_Information shown:_
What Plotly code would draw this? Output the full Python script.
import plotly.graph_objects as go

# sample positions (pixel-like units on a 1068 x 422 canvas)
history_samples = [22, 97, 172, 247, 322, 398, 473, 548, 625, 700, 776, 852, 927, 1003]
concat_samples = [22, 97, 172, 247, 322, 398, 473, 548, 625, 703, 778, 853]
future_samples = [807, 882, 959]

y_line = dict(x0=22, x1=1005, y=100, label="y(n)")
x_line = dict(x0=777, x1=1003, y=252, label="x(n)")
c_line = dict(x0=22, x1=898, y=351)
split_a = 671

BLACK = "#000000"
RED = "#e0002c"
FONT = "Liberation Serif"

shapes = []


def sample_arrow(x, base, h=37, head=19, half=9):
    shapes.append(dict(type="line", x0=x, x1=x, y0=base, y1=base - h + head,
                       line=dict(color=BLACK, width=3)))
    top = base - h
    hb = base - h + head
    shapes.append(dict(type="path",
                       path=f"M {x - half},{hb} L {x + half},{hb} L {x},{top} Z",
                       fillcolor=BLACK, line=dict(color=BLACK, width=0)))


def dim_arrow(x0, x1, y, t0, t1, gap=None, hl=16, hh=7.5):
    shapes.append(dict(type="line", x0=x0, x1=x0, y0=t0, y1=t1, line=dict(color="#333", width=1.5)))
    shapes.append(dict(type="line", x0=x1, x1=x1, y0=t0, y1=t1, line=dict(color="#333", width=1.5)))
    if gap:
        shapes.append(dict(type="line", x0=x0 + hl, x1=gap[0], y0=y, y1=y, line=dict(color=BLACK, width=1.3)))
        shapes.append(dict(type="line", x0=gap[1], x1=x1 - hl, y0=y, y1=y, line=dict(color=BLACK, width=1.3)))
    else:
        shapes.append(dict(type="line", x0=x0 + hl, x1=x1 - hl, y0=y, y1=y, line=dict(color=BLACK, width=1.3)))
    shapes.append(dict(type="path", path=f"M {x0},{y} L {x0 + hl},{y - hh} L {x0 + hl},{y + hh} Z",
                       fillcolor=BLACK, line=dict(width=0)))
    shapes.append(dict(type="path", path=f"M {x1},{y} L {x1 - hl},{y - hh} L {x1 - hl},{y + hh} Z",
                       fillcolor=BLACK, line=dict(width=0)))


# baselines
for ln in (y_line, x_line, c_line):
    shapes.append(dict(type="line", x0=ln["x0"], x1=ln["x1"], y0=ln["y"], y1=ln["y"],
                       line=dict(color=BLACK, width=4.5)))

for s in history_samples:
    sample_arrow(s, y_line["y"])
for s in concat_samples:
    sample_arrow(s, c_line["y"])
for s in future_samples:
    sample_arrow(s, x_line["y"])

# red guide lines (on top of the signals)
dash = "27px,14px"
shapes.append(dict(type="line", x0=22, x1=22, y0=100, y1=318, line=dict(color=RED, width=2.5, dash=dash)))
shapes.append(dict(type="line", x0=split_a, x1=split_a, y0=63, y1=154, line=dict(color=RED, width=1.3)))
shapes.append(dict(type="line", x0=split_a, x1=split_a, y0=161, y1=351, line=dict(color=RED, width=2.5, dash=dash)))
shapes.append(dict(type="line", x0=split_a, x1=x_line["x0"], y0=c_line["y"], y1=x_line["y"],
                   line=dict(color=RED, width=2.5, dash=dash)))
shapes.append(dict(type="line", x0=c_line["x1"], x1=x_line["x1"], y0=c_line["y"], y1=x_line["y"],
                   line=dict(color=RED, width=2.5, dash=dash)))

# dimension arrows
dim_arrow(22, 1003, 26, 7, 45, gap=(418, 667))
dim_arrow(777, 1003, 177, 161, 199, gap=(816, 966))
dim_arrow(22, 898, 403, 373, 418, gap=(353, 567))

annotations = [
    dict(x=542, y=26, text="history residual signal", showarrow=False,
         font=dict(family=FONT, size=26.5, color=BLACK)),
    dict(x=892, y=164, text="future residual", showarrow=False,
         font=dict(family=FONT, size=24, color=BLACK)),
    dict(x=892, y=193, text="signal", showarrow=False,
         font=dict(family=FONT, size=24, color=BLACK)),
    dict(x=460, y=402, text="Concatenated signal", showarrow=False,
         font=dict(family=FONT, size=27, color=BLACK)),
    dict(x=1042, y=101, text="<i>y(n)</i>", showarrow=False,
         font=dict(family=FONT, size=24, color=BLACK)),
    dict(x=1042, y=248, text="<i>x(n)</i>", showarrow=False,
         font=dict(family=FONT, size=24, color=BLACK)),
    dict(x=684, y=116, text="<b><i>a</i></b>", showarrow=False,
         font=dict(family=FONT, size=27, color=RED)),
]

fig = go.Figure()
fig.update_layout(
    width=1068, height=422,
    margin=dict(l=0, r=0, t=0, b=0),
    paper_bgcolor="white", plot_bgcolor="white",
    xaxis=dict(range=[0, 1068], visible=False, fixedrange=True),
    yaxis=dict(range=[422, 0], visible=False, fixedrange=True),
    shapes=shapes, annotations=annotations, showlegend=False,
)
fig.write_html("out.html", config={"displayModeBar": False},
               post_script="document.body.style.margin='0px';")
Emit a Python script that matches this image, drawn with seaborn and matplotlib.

_Task requirements:_
Restate the first line and every line after it, word for word, stopping once the line with "future_samples = [807, 882, 959]" is done.

_Full solution:_
What Plotly code would draw this? Output the full Python script.
import plotly.graph_objects as go

# sample positions (pixel-like units on a 1068 x 422 canvas)
history_samples = [22, 97, 172, 247, 322, 398, 473, 548, 625, 700, 776, 852, 927, 1003]
concat_samples = [22, 97, 172, 247, 322, 398, 473, 548, 625, 703, 778, 853]
future_samples = [807, 882, 959]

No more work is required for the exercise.